Men need the reproductive services of women. So, men are attracted to signs of fertility in women, such as youth, full breasts and an hourglass shape. In the past, women needed the protective and productive services of men. So, women are attracted to signs of physical and social power in men, such as strength, height and social status. Also, women are simply less attracted to men, and more attracted to what men can do for them. In the past, a woman might want a man because she wanted food, shelter and protection, not because she wanted the man per se.

Men want beautiful young virgins. Women want heroes who can save them. It’s a stereotype, but like most stereotypes, it has a basis in reality.

There is also a difference in the roles that men and women play in the mating game. Men pursue women, not vice versa. Men display their power by their ability to physically or socially acquire a woman. Women display their sexual power by their ability to attract high-quality men.

In modern civilization, women have retained their perceived value to men. They still display the signs of fertility, even if they have rendered themselves sterile with the birth-control pill. Men instinctively want to have sex with nubile women. By contrast, men have lost their perceived value to women, because women no longer need the protective and productive services of men.
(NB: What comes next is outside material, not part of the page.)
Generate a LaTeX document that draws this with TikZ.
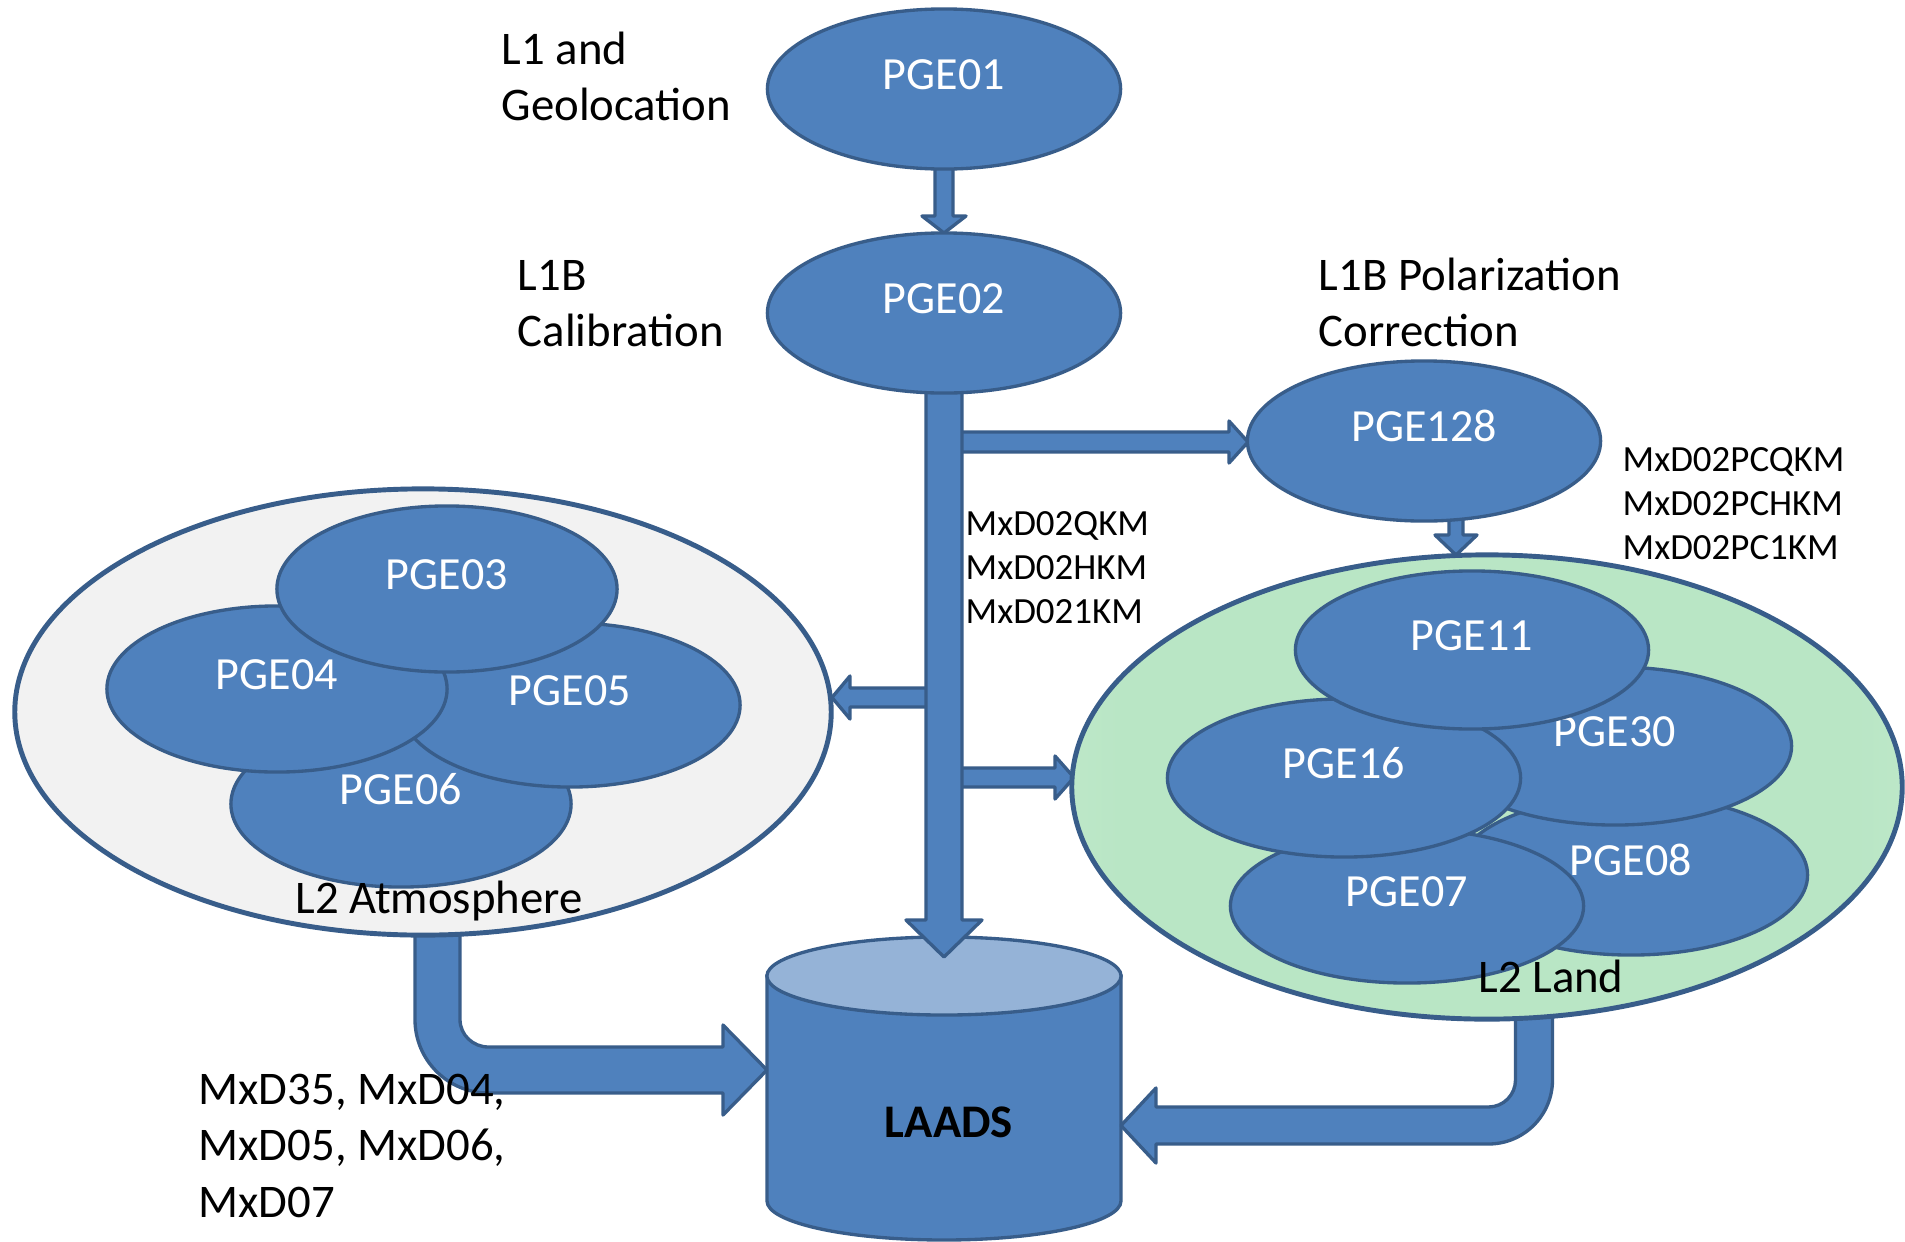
\documentclass[tikz,border=0pt]{standalone}
\usepackage{fontspec}
\setmainfont{Carlito}
\usetikzlibrary{shapes.geometric}
\definecolor{bfill}{HTML}{4F81BD}
\definecolor{bline}{HTML}{385D8A}
\definecolor{ctop}{HTML}{95B3D7}
\definecolor{atmfill}{HTML}{F2F2F2}
\definecolor{landin}{HTML}{B9E6C5}
\definecolor{landout}{HTML}{D6F0DC}
\pgfdeclarehorizontalshading{landshade}{100bp}{color(0bp)=(landout); color(4bp)=(landout); color(28bp)=(landin); color(72bp)=(landin); color(96bp)=(landout); color(100bp)=(landout)}
\newcommand{\mylines}[1]{\begin{tabular}[t]{@{}l@{}}#1\end{tabular}}
\begin{document}
\begin{tikzpicture}[x=0.01cm,y=-0.01cm,
  pge/.style={ellipse, draw=bline, fill=bfill, line width=0.95pt, text=white,
    font=\fontsize{13.1}{15}\selectfont, inner sep=0pt, text height=0pt, text depth=0pt},
  pgeA/.style={pge, minimum width=3.53cm, minimum height=1.6cm},
  pgeB/.style={pge, minimum width=3.40cm, minimum height=1.66cm},
  pgeC/.style={pge, minimum width=3.53cm, minimum height=1.58cm},
  group/.style={ellipse, draw=bline, line width=1.4pt},
  barrow/.style={draw=bline, fill=bfill, line width=0.95pt, line join=round},
  lbl/.style={inner sep=0pt, font=\fontsize{13.3}{16.2}\selectfont},
  sml/.style={inner sep=0pt, font=\fontsize{10.5}{12.6}\selectfont, anchor=base west}]
\useasboundingbox (0,0) rectangle (1905,1242);
\fill[white] (0,0) rectangle (1905,1242);

% cylinder LAADS
\path[fill=bfill, draw=bline, line width=0.95pt]
  (767,976) -- (767,1201) .. controls (767,1222.5) and (846.2,1240) .. (944,1240)
  .. controls (1041.8,1240) and (1121,1222.5) .. (1121,1201) -- (1121,976) -- cycle;
\draw[fill=ctop, draw=bline, line width=0.95pt] (944,976) ellipse [x radius=1.77cm, y radius=0.39cm];
\node[lbl, font=\fontsize{13.3}{16.2}\selectfont\bfseries, anchor=base] (laads) at (949,1137) {LAADS};

% bent arrows
\path[barrow] (415,920) -- (415,1019.5) .. controls (415,1060.1) and (447.9,1093) .. (488.5,1093)
  -- (723,1093) -- (723,1115) -- (767,1070) -- (723,1025) -- (723,1047) -- (488.5,1047)
  .. controls (473,1047) and (460,1035) .. (460,1019.5) -- (460,920) -- cycle;
\path[barrow] (1515.5,1000) -- (1515.5,1080) .. controls (1515.5,1094.9) and (1503.4,1107) .. (1488.5,1107)
  -- (1156,1107) -- (1156,1088) -- (1121,1125.5) -- (1156,1163) -- (1156,1144) -- (1488.5,1144)
  .. controls (1523.8,1144) and (1552.5,1115.3) .. (1552.5,1080) -- (1552.5,1000) -- cycle;

% straight arrows
\path[barrow] (935,160) -- (935,216) -- (922,216) -- (944,233) -- (966,216) -- (953,216) -- (953,160) -- cycle;
\path[barrow] (950,432) -- (1229,432) -- (1229,421) -- (1248,442) -- (1229,463) -- (1229,452) -- (950,452) -- cycle;
\path[barrow] (940,688) -- (850,688) -- (850,676) -- (832,697.5) -- (850,719) -- (850,707) -- (940,707) -- cycle;
\path[barrow] (940,768) -- (1055,768) -- (1055,756) -- (1074,777.5) -- (1055,799) -- (1055,787) -- (940,787) -- cycle;
\path[barrow] (1449,510) -- (1449,535) -- (1435,535) -- (1456,555) -- (1477,535) -- (1463,535) -- (1463,510) -- cycle;
\path[barrow] (926,380) -- (926,920) -- (906,920) -- (944,957) -- (982,920) -- (962,920) -- (962,380) -- cycle;

% group ellipses
\node[group, fill=atmfill, minimum width=8.16cm, minimum height=4.46cm] (atm) at (423,712) {};
\node[group, shading=landshade, minimum width=8.30cm, minimum height=4.64cm] (land) at (1487,787) {};

% atmosphere PGEs
\node[pgeB] (pge06) at (401,804) {PGE06};
\node[pgeB, minimum height=1.64cm] (pge05) at (570,705) {PGE05};
\node[pgeB] (pge04) at (277,689) {PGE04};
\node[pgeB] (pge03) at (447,589) {PGE03};

% land PGEs
\node[pgeC, minimum height=1.6cm] (pge08) at (1631,875) {PGE08};
\node[pgeC] (pge30) at (1615,746) {PGE30};
\node[pgeC, minimum height=1.54cm] (pge07) at (1407,906) {PGE07};
\node[pgeC] (pge16) at (1344,778) {PGE16};
\node[pgeC] (pge11) at (1472,650) {PGE11};

% top PGEs
\node[pgeA] (pge01) at (944,89) {PGE01};
\node[pgeA] (pge02) at (944,313) {PGE02};
\node[pgeA] (pge128) at (1424,441) {PGE128};

% labels
\node[lbl, anchor=base west] (t1) at (501,64) {\mylines{L1 and\\Geolocation}};
\node[lbl, anchor=base west] (t2) at (517,290) {\mylines{L1B\\Calibration}};
\node[lbl, anchor=base west] (t3) at (1318,290) {\mylines{L1B Polarization\\Correction}};
\node[lbl, anchor=base] (t4) at (439,913) {L2 Atmosphere};
\node[lbl, anchor=base] (t5) at (1551,992) {L2 Land};
\node[lbl, anchor=base west] (t6) at (198,1104) {\mylines{MxD35, MxD04,\\MxD05, MxD06,\\MxD07}};
\node[sml] (t7) at (965,535) {\mylines{MxD02QKM\\MxD02HKM\\MxD021KM}};
\node[sml] (t8) at (1622,471) {\mylines{MxD02PCQKM\\MxD02PCHKM\\MxD02PC1KM}};
\end{tikzpicture}
\end{document}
A man has to be very physically attractive to be the equal of an average-looking woman in the mating game. One sex has lost its appeal to the other.

The attraction | pursuit dichotomy makes matters worse. Most men have no effective way of pursuing women. Women have more agency in the modern mating game, because they have a greater power of attraction. Women could use their greater sexual agency to pursue men, but they lack the instinct to do so. Instead, they maximize their attractiveness, and then complain that there are no good men, while rejecting the men who try to pursue them.

Modern civilization created a sexual imbalance. It gave women more sexual agency than men. Ironically, this made men less attractive to women.

This situation isn’t anyone’s fault. It is an unintended consequence of modern civilization.